DO THIS
Give an exact copy of every line, leaving images out.

DATASET SECTION
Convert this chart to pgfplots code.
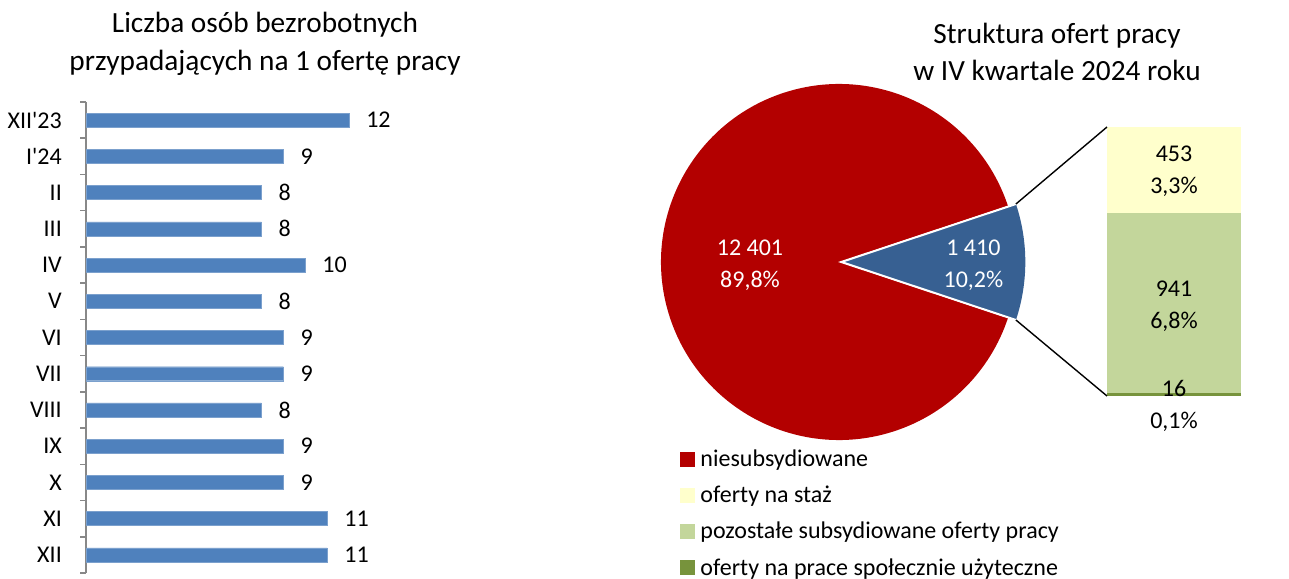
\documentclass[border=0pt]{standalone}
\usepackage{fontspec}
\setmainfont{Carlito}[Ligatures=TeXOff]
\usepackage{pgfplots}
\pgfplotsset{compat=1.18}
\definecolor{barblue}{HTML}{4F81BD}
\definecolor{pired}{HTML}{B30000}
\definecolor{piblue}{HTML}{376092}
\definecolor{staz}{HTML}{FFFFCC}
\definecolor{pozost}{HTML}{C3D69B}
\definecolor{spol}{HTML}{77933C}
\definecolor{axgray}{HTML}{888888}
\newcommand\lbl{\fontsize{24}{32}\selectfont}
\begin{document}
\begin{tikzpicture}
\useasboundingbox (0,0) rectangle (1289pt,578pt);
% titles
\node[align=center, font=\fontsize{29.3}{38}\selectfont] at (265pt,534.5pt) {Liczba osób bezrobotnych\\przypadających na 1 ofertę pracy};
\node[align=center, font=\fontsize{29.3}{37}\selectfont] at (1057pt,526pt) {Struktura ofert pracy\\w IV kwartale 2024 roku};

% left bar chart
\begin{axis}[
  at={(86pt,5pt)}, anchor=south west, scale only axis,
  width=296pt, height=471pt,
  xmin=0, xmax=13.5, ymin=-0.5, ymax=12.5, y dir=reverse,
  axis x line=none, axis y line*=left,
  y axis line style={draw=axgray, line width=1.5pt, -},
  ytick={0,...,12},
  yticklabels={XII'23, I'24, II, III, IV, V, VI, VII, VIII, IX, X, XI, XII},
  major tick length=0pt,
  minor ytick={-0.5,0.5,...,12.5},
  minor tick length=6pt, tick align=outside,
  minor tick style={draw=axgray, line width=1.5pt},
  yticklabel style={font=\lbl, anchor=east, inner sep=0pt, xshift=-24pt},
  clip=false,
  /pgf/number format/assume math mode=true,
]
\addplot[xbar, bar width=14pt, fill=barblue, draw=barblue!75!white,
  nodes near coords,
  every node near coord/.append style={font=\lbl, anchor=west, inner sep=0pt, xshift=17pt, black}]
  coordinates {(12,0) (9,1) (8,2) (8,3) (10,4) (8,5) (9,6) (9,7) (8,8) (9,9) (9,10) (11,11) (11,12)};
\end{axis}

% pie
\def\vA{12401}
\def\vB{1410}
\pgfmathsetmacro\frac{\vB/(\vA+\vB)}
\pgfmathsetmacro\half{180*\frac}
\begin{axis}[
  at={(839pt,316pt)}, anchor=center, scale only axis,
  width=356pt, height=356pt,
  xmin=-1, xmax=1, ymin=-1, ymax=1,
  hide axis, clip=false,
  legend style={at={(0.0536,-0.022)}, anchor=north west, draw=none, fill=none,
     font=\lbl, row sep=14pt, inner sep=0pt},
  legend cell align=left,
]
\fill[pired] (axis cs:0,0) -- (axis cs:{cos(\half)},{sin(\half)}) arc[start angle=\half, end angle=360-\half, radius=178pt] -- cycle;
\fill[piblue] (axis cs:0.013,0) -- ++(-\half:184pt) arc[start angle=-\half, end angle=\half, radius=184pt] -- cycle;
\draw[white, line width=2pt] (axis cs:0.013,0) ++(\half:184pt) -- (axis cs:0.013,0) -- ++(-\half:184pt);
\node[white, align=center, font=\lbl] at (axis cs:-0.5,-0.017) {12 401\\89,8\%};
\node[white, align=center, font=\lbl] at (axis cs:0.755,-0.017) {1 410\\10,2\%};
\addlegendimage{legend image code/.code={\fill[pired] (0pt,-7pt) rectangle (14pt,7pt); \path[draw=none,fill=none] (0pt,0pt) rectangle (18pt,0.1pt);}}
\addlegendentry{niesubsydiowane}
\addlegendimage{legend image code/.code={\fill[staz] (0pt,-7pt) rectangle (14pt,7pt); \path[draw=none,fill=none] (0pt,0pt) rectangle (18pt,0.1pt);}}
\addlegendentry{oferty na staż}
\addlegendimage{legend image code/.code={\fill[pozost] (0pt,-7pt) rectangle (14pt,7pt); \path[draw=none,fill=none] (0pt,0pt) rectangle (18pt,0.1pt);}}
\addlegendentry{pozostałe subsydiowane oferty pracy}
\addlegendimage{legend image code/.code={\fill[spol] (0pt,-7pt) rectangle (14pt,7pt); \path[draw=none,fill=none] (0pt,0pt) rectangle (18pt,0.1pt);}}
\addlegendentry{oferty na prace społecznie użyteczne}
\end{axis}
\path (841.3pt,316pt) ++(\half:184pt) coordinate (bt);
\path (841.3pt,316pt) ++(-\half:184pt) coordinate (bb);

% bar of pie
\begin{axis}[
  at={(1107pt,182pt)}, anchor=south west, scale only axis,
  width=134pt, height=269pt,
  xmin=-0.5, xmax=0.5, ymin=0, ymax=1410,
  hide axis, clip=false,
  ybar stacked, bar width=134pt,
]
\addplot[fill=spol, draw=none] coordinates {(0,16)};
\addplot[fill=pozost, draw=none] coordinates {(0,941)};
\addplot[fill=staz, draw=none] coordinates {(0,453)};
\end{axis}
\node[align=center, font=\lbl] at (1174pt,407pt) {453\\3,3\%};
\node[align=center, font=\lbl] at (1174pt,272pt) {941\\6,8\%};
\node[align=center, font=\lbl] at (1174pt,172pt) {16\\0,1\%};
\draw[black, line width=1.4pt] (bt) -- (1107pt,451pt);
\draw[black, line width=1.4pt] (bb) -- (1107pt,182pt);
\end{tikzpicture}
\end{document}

EXERCISE RESPONSE
Convert this chart to pgfplots code.
\documentclass[border=0pt]{standalone}
\usepackage{fontspec}
\setmainfont{Carlito}[Ligatures=TeXOff]
\usepackage{pgfplots}
\pgfplotsset{compat=1.18}
\definecolor{barblue}{HTML}{4F81BD}
\definecolor{pired}{HTML}{B30000}
\definecolor{piblue}{HTML}{376092}
\definecolor{staz}{HTML}{FFFFCC}
\definecolor{pozost}{HTML}{C3D69B}
\definecolor{spol}{HTML}{77933C}
\definecolor{axgray}{HTML}{888888}
\newcommand\lbl{\fontsize{24}{32}\selectfont}
\begin{document}
\begin{tikzpicture}
\useasboundingbox (0,0) rectangle (1289pt,578pt);
% titles
\node[align=center, font=\fontsize{29.3}{38}\selectfont] at (265pt,534.5pt) {Liczba osób bezrobotnych\\przypadających na 1 ofertę pracy};
\node[align=center, font=\fontsize{29.3}{37}\selectfont] at (1057pt,526pt) {Struktura ofert pracy\\w IV kwartale 2024 roku};

% left bar chart
\begin{axis}[
  at={(86pt,5pt)}, anchor=south west, scale only axis,
  width=296pt, height=471pt,
  xmin=0, xmax=13.5, ymin=-0.5, ymax=12.5, y dir=reverse,
  axis x line=none, axis y line*=left,
  y axis line style={draw=axgray, line width=1.5pt, -},
  ytick={0,...,12},
  yticklabels={XII'23, I'24, II, III, IV, V, VI, VII, VIII, IX, X, XI, XII},
  major tick length=0pt,
  minor ytick={-0.5,0.5,...,12.5},
  minor tick length=6pt, tick align=outside,
  minor tick style={draw=axgray, line width=1.5pt},
  yticklabel style={font=\lbl, anchor=east, inner sep=0pt, xshift=-24pt},
  clip=false,
  /pgf/number format/assume math mode=true,
]
\addplot[xbar, bar width=14pt, fill=barblue, draw=barblue!75!white,
  nodes near coords,
  every node near coord/.append style={font=\lbl, anchor=west, inner sep=0pt, xshift=17pt, black}]
  coordinates {(12,0) (9,1) (8,2) (8,3) (10,4) (8,5) (9,6) (9,7) (8,8) (9,9) (9,10) (11,11) (11,12)};
\end{axis}

% pie
\def\vA{12401}
\def\vB{1410}
\pgfmathsetmacro\frac{\vB/(\vA+\vB)}
\pgfmathsetmacro\half{180*\frac}
\begin{axis}[
  at={(839pt,316pt)}, anchor=center, scale only axis,
  width=356pt, height=356pt,
  xmin=-1, xmax=1, ymin=-1, ymax=1,
  hide axis, clip=false,
  legend style={at={(0.0536,-0.022)}, anchor=north west, draw=none, fill=none,
     font=\lbl, row sep=14pt, inner sep=0pt},
  legend cell align=left,
]
\fill[pired] (axis cs:0,0) -- (axis cs:{cos(\half)},{sin(\half)}) arc[start angle=\half, end angle=360-\half, radius=178pt] -- cycle;
\fill[piblue] (axis cs:0.013,0) -- ++(-\half:184pt) arc[start angle=-\half, end angle=\half, radius=184pt] -- cycle;
\draw[white, line width=2pt] (axis cs:0.013,0) ++(\half:184pt) -- (axis cs:0.013,0) -- ++(-\half:184pt);
\node[white, align=center, font=\lbl] at (axis cs:-0.5,-0.017) {12 401\\89,8\%};
\node[white, align=center, font=\lbl] at (axis cs:0.755,-0.017) {1 410\\10,2\%};
\addlegendimage{legend image code/.code={\fill[pired] (0pt,-7pt) rectangle (14pt,7pt); \path[draw=none,fill=none] (0pt,0pt) rectangle (18pt,0.1pt);}}
\addlegendentry{niesubsydiowane}
\addlegendimage{legend image code/.code={\fill[staz] (0pt,-7pt) rectangle (14pt,7pt); \path[draw=none,fill=none] (0pt,0pt) rectangle (18pt,0.1pt);}}
\addlegendentry{oferty na staż}
\addlegendimage{legend image code/.code={\fill[pozost] (0pt,-7pt) rectangle (14pt,7pt); \path[draw=none,fill=none] (0pt,0pt) rectangle (18pt,0.1pt);}}
\addlegendentry{pozostałe subsydiowane oferty pracy}
\addlegendimage{legend image code/.code={\fill[spol] (0pt,-7pt) rectangle (14pt,7pt); \path[draw=none,fill=none] (0pt,0pt) rectangle (18pt,0.1pt);}}
\addlegendentry{oferty na prace społecznie użyteczne}
\end{axis}
\path (841.3pt,316pt) ++(\half:184pt) coordinate (bt);
\path (841.3pt,316pt) ++(-\half:184pt) coordinate (bb);

% bar of pie
\begin{axis}[
  at={(1107pt,182pt)}, anchor=south west, scale only axis,
  width=134pt, height=269pt,
  xmin=-0.5, xmax=0.5, ymin=0, ymax=1410,
  hide axis, clip=false,
  ybar stacked, bar width=134pt,
]
\addplot[fill=spol, draw=none] coordinates {(0,16)};
\addplot[fill=pozost, draw=none] coordinates {(0,941)};
\addplot[fill=staz, draw=none] coordinates {(0,453)};
\end{axis}
\node[align=center, font=\lbl] at (1174pt,407pt) {453\\3,3\%};
\node[align=center, font=\lbl] at (1174pt,272pt) {941\\6,8\%};
\node[align=center, font=\lbl] at (1174pt,172pt) {16\\0,1\%};
\draw[black, line width=1.4pt] (bt) -- (1107pt,451pt);
\draw[black, line width=1.4pt] (bb) -- (1107pt,182pt);
\end{tikzpicture}
\end{document}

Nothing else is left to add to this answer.